§ **GOAL OF THE EXERCISE**:
Report every line in the listing that contains the string "chart".
-- begin DATA BLOCK --
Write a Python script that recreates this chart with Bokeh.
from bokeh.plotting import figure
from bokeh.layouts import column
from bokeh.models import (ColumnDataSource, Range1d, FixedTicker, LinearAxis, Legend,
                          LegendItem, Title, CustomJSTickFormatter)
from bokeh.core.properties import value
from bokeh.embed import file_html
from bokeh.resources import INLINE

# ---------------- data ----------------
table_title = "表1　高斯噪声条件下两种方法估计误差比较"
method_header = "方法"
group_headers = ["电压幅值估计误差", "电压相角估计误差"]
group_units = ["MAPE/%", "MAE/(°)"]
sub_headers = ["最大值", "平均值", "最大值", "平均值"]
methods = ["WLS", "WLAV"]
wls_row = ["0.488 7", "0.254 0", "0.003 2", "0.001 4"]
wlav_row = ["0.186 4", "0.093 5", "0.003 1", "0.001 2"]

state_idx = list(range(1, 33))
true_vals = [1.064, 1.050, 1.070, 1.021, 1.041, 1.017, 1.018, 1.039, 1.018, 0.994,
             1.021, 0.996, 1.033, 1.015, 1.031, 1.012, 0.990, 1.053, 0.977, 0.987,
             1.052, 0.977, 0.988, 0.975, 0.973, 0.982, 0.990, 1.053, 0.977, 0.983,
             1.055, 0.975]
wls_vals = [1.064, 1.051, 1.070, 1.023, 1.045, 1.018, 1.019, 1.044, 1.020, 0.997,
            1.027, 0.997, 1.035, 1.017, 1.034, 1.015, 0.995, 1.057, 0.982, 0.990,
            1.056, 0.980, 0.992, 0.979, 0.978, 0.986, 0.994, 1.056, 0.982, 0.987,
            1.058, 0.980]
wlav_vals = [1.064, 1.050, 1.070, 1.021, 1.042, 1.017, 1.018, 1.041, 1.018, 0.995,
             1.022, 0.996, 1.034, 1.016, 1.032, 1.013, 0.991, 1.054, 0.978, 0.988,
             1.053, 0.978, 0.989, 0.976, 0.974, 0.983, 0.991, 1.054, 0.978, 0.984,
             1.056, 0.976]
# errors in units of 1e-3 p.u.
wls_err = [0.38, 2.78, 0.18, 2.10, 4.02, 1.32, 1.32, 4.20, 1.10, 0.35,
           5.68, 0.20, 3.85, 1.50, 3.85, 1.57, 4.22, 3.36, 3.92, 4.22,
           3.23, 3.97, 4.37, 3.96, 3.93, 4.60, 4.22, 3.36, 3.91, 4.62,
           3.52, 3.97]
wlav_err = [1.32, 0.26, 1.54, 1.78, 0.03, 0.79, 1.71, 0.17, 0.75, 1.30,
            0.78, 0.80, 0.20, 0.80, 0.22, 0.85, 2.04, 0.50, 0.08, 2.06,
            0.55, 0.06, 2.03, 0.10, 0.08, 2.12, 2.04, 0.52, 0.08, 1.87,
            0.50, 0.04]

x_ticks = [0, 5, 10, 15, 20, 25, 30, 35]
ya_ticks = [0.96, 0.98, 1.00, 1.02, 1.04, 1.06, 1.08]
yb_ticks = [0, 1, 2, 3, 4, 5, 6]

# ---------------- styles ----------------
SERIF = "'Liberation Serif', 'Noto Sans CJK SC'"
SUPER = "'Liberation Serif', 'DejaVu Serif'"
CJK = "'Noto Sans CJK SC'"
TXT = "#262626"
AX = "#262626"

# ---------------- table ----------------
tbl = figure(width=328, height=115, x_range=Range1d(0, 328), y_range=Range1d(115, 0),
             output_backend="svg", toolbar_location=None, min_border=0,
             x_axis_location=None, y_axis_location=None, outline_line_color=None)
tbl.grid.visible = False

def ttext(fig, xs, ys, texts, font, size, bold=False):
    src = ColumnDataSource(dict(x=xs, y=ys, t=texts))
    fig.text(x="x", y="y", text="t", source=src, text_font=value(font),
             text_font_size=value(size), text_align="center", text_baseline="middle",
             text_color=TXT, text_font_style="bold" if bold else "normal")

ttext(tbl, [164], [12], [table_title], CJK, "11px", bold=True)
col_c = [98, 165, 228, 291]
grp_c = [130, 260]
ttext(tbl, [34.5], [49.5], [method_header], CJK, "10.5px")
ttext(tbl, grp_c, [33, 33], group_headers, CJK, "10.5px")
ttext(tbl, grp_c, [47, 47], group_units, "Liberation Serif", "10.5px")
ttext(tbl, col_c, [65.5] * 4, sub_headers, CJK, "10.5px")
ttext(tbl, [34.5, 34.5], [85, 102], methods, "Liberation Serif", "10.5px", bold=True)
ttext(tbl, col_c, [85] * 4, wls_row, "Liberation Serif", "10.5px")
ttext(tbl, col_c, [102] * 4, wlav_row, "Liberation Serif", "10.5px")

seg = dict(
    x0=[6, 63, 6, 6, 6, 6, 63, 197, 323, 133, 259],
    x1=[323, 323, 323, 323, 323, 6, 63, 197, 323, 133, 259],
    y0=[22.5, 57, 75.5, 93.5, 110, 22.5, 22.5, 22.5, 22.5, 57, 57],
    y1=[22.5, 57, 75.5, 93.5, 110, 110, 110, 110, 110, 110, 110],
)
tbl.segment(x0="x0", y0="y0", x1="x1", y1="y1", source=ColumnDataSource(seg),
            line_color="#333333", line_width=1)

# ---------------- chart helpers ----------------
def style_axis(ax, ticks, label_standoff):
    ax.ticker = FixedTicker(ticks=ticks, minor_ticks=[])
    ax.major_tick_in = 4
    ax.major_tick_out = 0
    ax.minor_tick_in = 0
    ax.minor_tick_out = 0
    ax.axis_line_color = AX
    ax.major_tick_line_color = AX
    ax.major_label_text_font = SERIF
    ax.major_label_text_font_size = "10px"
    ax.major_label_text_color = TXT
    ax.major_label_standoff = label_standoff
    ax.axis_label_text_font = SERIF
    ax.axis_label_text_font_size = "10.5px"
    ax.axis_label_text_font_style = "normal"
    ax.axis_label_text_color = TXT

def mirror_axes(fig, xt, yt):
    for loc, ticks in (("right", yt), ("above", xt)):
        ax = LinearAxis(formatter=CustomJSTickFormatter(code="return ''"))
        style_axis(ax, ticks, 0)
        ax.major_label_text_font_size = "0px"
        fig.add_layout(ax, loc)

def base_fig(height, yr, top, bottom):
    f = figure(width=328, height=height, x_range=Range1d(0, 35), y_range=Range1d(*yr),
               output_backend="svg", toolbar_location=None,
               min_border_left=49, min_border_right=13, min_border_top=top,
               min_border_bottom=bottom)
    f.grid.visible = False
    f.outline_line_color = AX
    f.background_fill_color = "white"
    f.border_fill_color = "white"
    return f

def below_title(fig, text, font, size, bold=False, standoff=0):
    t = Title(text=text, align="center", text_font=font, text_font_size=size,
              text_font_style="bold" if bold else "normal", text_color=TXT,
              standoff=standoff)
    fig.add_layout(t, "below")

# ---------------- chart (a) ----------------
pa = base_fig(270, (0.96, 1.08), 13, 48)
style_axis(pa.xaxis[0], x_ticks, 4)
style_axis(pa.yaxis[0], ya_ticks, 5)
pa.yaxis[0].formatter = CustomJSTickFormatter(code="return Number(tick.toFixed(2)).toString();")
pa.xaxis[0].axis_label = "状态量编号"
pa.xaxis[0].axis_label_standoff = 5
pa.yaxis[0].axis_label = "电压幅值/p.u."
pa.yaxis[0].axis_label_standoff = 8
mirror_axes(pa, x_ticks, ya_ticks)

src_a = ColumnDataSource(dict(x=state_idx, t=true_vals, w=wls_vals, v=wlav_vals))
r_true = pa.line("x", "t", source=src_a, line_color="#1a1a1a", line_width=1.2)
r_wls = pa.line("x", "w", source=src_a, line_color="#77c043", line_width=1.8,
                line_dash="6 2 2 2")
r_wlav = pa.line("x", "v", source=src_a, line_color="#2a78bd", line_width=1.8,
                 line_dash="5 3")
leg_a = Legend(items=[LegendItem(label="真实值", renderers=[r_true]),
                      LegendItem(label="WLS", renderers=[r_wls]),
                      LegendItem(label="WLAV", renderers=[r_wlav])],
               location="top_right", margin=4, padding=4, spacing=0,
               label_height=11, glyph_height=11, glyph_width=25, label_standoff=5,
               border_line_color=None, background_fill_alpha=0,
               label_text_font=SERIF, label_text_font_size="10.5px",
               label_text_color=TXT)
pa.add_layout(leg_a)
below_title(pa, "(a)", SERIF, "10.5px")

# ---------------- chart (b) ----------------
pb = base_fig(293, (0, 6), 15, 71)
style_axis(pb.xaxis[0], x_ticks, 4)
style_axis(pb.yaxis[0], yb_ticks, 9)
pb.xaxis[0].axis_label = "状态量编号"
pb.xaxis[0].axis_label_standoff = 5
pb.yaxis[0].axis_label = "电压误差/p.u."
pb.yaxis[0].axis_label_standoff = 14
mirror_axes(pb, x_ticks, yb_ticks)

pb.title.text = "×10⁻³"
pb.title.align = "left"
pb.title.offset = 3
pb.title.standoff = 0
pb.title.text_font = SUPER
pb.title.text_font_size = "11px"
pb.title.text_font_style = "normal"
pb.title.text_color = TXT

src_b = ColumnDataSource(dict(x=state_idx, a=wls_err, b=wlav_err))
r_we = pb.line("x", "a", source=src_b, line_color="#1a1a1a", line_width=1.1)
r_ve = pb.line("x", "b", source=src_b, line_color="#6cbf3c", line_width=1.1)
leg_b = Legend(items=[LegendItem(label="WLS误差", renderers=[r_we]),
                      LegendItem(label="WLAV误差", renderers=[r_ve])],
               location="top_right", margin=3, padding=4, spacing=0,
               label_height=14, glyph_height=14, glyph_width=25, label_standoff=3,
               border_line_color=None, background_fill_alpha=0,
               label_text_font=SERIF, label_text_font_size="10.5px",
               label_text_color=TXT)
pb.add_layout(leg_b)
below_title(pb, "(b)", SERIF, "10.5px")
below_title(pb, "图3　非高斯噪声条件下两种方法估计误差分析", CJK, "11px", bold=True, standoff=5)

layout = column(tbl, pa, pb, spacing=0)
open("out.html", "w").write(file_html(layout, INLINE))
-- end DATA BLOCK --
§ **RESPONSE**:
Write a Python script that recreates this chart with Bokeh.
# ---------------- chart helpers ----------------
# ---------------- chart (a) ----------------
# ---------------- chart (b) ----------------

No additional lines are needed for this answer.